## Exercise
Take the lines of the data below from the very first through the line containing "10, interval: 2" and output them exactly, pictures excluded.

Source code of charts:
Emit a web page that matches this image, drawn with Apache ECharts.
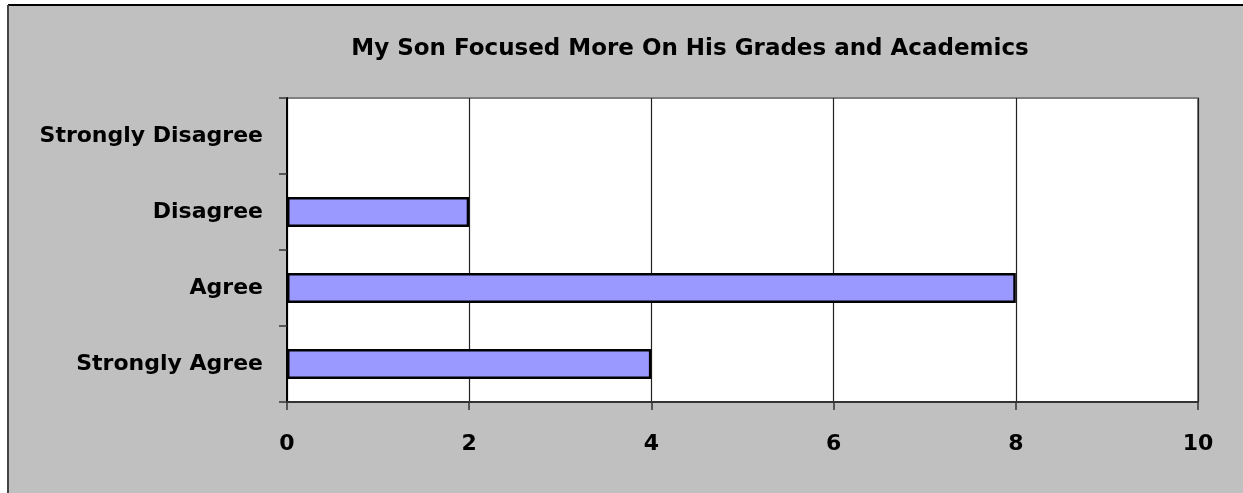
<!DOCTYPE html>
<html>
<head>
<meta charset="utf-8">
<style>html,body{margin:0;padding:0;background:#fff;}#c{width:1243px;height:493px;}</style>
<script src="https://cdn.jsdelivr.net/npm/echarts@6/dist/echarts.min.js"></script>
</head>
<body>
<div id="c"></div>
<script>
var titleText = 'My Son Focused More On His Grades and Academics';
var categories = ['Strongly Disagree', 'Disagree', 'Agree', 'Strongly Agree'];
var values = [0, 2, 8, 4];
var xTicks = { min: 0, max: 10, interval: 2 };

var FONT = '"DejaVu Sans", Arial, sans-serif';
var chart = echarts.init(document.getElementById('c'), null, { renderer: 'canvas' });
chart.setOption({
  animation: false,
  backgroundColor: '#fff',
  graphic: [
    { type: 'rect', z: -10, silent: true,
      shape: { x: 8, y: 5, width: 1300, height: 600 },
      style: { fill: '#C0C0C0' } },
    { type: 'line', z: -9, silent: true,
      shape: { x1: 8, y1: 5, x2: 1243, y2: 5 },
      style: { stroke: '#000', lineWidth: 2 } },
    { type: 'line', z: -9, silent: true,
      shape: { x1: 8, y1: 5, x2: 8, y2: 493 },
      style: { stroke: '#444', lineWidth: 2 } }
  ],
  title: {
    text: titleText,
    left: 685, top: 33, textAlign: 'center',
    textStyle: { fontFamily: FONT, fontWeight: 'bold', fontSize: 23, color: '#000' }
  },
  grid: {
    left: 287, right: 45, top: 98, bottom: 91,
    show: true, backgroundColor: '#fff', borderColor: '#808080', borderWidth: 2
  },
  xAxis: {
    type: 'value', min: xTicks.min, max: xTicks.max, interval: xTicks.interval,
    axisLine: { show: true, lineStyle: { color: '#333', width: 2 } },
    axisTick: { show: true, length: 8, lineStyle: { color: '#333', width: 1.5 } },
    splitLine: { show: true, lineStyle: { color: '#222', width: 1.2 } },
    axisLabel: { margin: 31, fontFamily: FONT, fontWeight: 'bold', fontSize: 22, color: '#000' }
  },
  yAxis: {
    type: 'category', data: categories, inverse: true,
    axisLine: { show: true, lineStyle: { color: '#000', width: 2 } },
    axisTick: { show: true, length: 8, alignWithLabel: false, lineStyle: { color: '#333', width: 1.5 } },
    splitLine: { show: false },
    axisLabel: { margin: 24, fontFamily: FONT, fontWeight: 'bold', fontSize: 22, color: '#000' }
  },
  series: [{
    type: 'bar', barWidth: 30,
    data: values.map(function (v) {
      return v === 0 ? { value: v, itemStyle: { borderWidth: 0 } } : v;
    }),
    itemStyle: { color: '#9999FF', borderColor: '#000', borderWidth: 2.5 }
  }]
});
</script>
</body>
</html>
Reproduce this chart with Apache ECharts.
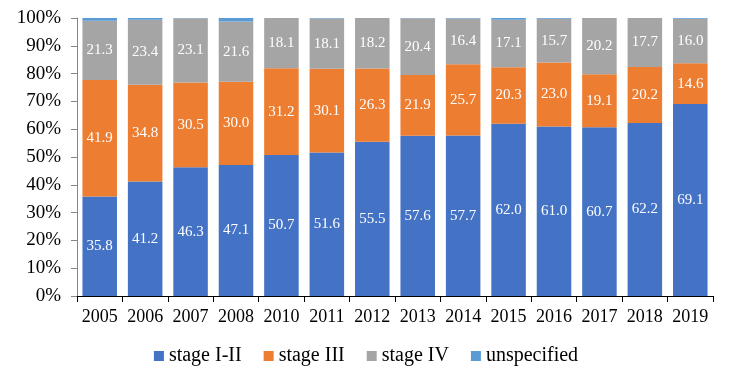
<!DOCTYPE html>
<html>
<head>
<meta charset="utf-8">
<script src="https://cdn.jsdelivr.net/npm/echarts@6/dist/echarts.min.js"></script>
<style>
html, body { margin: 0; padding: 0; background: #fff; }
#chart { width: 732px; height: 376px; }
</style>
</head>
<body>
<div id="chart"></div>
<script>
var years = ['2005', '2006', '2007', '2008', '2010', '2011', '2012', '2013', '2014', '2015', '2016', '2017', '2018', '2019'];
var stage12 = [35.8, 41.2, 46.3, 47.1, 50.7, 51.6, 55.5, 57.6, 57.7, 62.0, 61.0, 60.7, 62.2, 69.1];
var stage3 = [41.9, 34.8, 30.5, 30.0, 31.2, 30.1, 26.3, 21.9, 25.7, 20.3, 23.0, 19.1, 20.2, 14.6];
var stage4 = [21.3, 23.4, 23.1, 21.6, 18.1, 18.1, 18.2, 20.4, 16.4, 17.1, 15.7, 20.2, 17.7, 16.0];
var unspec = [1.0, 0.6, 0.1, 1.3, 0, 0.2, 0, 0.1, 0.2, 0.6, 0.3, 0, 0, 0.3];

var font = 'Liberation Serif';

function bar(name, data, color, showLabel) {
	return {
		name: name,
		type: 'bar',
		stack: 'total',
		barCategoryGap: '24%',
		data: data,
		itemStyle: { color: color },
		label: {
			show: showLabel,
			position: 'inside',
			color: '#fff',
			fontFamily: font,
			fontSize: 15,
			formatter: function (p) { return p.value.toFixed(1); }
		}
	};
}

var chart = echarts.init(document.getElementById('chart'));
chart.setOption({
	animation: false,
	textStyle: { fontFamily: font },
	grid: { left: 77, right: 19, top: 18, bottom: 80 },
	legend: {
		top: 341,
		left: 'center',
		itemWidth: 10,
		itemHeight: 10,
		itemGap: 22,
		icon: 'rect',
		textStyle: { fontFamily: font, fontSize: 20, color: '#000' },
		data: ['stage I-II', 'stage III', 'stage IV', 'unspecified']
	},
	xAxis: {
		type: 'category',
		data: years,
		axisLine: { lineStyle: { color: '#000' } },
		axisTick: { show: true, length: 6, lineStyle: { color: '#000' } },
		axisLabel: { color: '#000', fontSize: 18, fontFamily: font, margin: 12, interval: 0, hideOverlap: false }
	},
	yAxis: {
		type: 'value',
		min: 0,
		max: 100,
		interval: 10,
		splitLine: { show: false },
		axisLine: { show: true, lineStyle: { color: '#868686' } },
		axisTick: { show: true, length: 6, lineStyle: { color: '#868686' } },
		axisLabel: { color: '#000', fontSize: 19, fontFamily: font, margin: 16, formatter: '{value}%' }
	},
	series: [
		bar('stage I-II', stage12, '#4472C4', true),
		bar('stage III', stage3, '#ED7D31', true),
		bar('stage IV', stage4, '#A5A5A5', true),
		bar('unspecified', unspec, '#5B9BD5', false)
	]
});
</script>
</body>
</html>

## Exercise result
Emit a web page that matches this image, drawn with Apache ECharts.
<!DOCTYPE html>
<html>
<head>
<meta charset="utf-8">
<style>html,body{margin:0;padding:0;background:#fff;}#c{width:1243px;height:493px;}</style>
<script src="https://cdn.jsdelivr.net/npm/echarts@6/dist/echarts.min.js"></script>
</head>
<body>
<div id="c"></div>
<script>
var titleText = 'My Son Focused More On His Grades and Academics';
var categories = ['Strongly Disagree', 'Disagree', 'Agree', 'Strongly Agree'];
var values = [0, 2, 8, 4];
var xTicks = { min: 0, max: 10, interval: 2 };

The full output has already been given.